Written request: Your task is to quote the material that follows, in full and exactly.

Supplied information:
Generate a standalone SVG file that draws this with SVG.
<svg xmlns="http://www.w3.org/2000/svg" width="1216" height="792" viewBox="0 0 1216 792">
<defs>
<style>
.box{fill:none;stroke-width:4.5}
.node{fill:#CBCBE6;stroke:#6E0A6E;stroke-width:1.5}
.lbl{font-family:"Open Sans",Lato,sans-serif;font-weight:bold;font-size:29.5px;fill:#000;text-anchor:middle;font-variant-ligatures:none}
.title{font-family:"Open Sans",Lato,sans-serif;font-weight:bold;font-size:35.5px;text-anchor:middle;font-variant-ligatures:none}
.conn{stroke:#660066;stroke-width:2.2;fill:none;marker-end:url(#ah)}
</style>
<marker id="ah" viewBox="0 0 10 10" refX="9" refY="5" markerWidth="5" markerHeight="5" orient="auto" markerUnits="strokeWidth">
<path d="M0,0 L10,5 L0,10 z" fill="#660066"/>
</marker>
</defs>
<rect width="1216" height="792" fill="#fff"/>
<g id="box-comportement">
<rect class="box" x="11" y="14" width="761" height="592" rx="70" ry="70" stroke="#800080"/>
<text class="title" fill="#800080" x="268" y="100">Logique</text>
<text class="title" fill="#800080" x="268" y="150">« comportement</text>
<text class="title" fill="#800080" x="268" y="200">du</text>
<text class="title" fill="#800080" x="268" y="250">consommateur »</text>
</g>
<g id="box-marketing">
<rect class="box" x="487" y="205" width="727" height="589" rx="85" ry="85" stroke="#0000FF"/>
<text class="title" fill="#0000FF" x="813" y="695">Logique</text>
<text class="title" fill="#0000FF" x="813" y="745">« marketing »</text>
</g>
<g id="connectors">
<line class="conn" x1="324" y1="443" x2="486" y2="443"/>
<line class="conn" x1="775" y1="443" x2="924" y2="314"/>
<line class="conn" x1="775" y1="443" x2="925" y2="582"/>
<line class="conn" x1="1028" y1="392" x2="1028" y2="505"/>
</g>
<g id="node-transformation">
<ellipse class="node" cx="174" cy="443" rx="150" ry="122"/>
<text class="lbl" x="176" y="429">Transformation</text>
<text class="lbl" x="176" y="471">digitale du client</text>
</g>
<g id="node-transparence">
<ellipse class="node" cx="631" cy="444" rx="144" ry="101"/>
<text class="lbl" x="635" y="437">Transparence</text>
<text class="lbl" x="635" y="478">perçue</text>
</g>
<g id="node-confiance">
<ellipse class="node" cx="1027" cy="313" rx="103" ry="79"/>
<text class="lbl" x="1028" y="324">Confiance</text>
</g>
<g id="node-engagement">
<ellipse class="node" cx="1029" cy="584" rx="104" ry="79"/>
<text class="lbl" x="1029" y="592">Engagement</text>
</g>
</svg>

Written reply:
Generate a standalone SVG file that draws this with SVG.
<svg xmlns="http://www.w3.org/2000/svg" width="1216" height="792" viewBox="0 0 1216 792">
<defs>
<style>
.box{fill:none;stroke-width:4.5}
.node{fill:#CBCBE6;stroke:#6E0A6E;stroke-width:1.5}
.lbl{font-family:"Open Sans",Lato,sans-serif;font-weight:bold;font-size:29.5px;fill:#000;text-anchor:middle;font-variant-ligatures:none}
.title{font-family:"Open Sans",Lato,sans-serif;font-weight:bold;font-size:35.5px;text-anchor:middle;font-variant-ligatures:none}
.conn{stroke:#660066;stroke-width:2.2;fill:none;marker-end:url(#ah)}
</style>
<marker id="ah" viewBox="0 0 10 10" refX="9" refY="5" markerWidth="5" markerHeight="5" orient="auto" markerUnits="strokeWidth">
<path d="M0,0 L10,5 L0,10 z" fill="#660066"/>
</marker>
</defs>
<rect width="1216" height="792" fill="#fff"/>
<g id="box-comportement">
<rect class="box" x="11" y="14" width="761" height="592" rx="70" ry="70" stroke="#800080"/>
<text class="title" fill="#800080" x="268" y="100">Logique</text>
<text class="title" fill="#800080" x="268" y="150">« comportement</text>
<text class="title" fill="#800080" x="268" y="200">du</text>
<text class="title" fill="#800080" x="268" y="250">consommateur »</text>
</g>
<g id="box-marketing">
<rect class="box" x="487" y="205" width="727" height="589" rx="85" ry="85" stroke="#0000FF"/>
<text class="title" fill="#0000FF" x="813" y="695">Logique</text>
<text class="title" fill="#0000FF" x="813" y="745">« marketing »</text>
</g>
<g id="connectors">
<line class="conn" x1="324" y1="443" x2="486" y2="443"/>
<line class="conn" x1="775" y1="443" x2="924" y2="314"/>
<line class="conn" x1="775" y1="443" x2="925" y2="582"/>
<line class="conn" x1="1028" y1="392" x2="1028" y2="505"/>
</g>
<g id="node-transformation">
<ellipse class="node" cx="174" cy="443" rx="150" ry="122"/>
<text class="lbl" x="176" y="429">Transformation</text>
<text class="lbl" x="176" y="471">digitale du client</text>
</g>
<g id="node-transparence">
<ellipse class="node" cx="631" cy="444" rx="144" ry="101"/>
<text class="lbl" x="635" y="437">Transparence</text>
<text class="lbl" x="635" y="478">perçue</text>
</g>
<g id="node-confiance">
<ellipse class="node" cx="1027" cy="313" rx="103" ry="79"/>
<text class="lbl" x="1028" y="324">Confiance</text>
</g>
<g id="node-engagement">
<ellipse class="node" cx="1029" cy="584" rx="104" ry="79"/>
<text class="lbl" x="1029" y="592">Engagement</text>
</g>
</svg>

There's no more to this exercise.